* The problem
Omit the pictures and print exactly the lines of the listing below, starting at the first and ending at the line containing "(0,0) rectangle (685,501);".

* Source excerpt

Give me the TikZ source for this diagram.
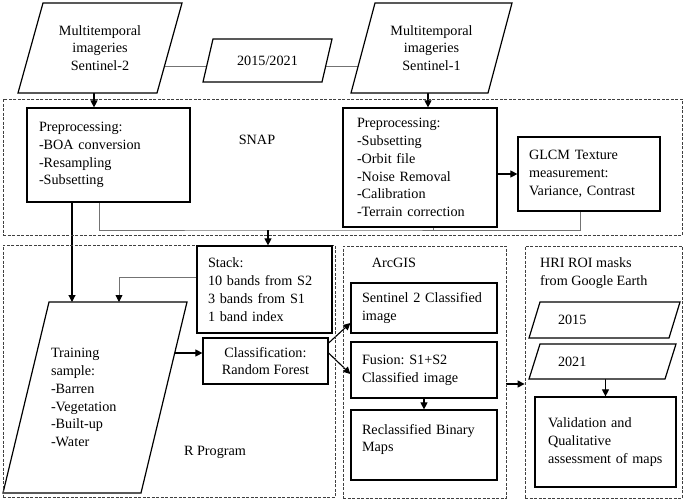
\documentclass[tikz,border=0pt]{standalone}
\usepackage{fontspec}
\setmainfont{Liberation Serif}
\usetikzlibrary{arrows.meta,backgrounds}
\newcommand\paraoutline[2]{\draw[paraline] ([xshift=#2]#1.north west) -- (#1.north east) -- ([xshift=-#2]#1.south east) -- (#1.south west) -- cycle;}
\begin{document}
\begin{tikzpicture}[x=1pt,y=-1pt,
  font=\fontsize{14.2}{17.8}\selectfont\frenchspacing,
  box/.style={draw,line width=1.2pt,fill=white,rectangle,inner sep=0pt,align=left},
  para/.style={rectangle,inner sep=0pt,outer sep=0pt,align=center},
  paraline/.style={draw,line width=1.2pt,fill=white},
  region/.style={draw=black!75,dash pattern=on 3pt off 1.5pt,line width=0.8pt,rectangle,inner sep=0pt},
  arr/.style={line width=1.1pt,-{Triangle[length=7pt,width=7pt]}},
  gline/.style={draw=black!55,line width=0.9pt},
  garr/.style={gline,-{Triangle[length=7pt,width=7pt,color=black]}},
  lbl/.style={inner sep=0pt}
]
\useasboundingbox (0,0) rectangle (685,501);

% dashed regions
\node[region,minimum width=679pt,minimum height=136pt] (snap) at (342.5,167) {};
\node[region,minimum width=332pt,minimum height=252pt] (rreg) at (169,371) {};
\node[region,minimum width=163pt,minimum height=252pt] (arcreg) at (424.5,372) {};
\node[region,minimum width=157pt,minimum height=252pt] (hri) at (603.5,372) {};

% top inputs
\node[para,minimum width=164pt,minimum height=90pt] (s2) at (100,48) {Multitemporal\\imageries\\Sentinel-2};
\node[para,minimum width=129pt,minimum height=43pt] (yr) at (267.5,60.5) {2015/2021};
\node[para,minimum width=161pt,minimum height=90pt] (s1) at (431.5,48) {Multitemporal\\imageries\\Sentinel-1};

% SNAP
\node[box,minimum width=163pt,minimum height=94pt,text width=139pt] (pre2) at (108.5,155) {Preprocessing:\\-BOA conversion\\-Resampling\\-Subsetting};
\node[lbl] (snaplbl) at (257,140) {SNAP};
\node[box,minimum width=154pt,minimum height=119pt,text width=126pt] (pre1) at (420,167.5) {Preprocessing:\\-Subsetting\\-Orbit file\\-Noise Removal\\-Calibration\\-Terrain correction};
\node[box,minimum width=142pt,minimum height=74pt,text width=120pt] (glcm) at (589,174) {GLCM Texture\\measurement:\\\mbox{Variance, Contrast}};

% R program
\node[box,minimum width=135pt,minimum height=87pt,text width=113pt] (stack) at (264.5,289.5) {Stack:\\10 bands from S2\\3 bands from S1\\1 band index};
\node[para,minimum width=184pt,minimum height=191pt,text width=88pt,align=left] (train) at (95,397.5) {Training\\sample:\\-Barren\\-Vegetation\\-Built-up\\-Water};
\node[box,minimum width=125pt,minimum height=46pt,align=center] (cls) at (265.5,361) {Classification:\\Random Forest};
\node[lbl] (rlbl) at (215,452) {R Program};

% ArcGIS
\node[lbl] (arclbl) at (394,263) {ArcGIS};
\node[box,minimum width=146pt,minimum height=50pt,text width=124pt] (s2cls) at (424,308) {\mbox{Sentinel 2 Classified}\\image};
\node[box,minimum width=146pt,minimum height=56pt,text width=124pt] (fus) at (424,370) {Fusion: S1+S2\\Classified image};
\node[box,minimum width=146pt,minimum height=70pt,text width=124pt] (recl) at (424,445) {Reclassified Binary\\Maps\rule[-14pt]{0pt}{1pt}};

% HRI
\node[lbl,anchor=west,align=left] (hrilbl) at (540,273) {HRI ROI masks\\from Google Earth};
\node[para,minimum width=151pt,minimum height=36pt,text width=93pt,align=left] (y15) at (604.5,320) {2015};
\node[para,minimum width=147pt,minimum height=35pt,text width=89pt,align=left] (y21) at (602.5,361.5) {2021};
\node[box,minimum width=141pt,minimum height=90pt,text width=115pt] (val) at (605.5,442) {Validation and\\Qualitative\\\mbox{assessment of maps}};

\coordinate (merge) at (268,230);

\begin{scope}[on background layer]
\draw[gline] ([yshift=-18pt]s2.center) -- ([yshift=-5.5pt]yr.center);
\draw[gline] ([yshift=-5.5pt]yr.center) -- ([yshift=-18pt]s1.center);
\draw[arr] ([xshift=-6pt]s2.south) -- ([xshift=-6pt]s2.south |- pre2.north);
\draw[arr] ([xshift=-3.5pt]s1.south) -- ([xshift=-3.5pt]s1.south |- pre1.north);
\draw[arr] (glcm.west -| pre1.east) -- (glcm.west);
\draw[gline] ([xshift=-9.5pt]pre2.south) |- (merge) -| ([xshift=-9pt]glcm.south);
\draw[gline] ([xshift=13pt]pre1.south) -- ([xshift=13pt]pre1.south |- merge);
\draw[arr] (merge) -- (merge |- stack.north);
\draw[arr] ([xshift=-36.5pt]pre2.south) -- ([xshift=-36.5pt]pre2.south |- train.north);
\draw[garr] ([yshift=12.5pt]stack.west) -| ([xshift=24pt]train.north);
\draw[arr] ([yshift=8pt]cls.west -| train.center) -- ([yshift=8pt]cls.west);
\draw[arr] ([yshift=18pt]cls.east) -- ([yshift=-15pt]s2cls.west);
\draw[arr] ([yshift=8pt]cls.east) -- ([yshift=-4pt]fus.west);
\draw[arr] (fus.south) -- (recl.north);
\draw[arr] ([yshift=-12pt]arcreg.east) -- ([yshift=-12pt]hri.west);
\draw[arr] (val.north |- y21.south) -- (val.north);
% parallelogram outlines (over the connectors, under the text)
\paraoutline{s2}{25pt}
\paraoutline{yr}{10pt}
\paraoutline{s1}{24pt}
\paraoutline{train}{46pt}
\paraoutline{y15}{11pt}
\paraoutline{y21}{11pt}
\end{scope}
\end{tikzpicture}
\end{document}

* Correct response
Give me the TikZ source for this diagram.
\documentclass[tikz,border=0pt]{standalone}
\usepackage{fontspec}
\setmainfont{Liberation Serif}
\usetikzlibrary{arrows.meta,backgrounds}
\newcommand\paraoutline[2]{\draw[paraline] ([xshift=#2]#1.north west) -- (#1.north east) -- ([xshift=-#2]#1.south east) -- (#1.south west) -- cycle;}
\begin{document}
\begin{tikzpicture}[x=1pt,y=-1pt,
  font=\fontsize{14.2}{17.8}\selectfont\frenchspacing,
  box/.style={draw,line width=1.2pt,fill=white,rectangle,inner sep=0pt,align=left},
  para/.style={rectangle,inner sep=0pt,outer sep=0pt,align=center},
  paraline/.style={draw,line width=1.2pt,fill=white},
  region/.style={draw=black!75,dash pattern=on 3pt off 1.5pt,line width=0.8pt,rectangle,inner sep=0pt},
  arr/.style={line width=1.1pt,-{Triangle[length=7pt,width=7pt]}},
  gline/.style={draw=black!55,line width=0.9pt},
  garr/.style={gline,-{Triangle[length=7pt,width=7pt,color=black]}},
  lbl/.style={inner sep=0pt}
]
\useasboundingbox (0,0) rectangle (685,501);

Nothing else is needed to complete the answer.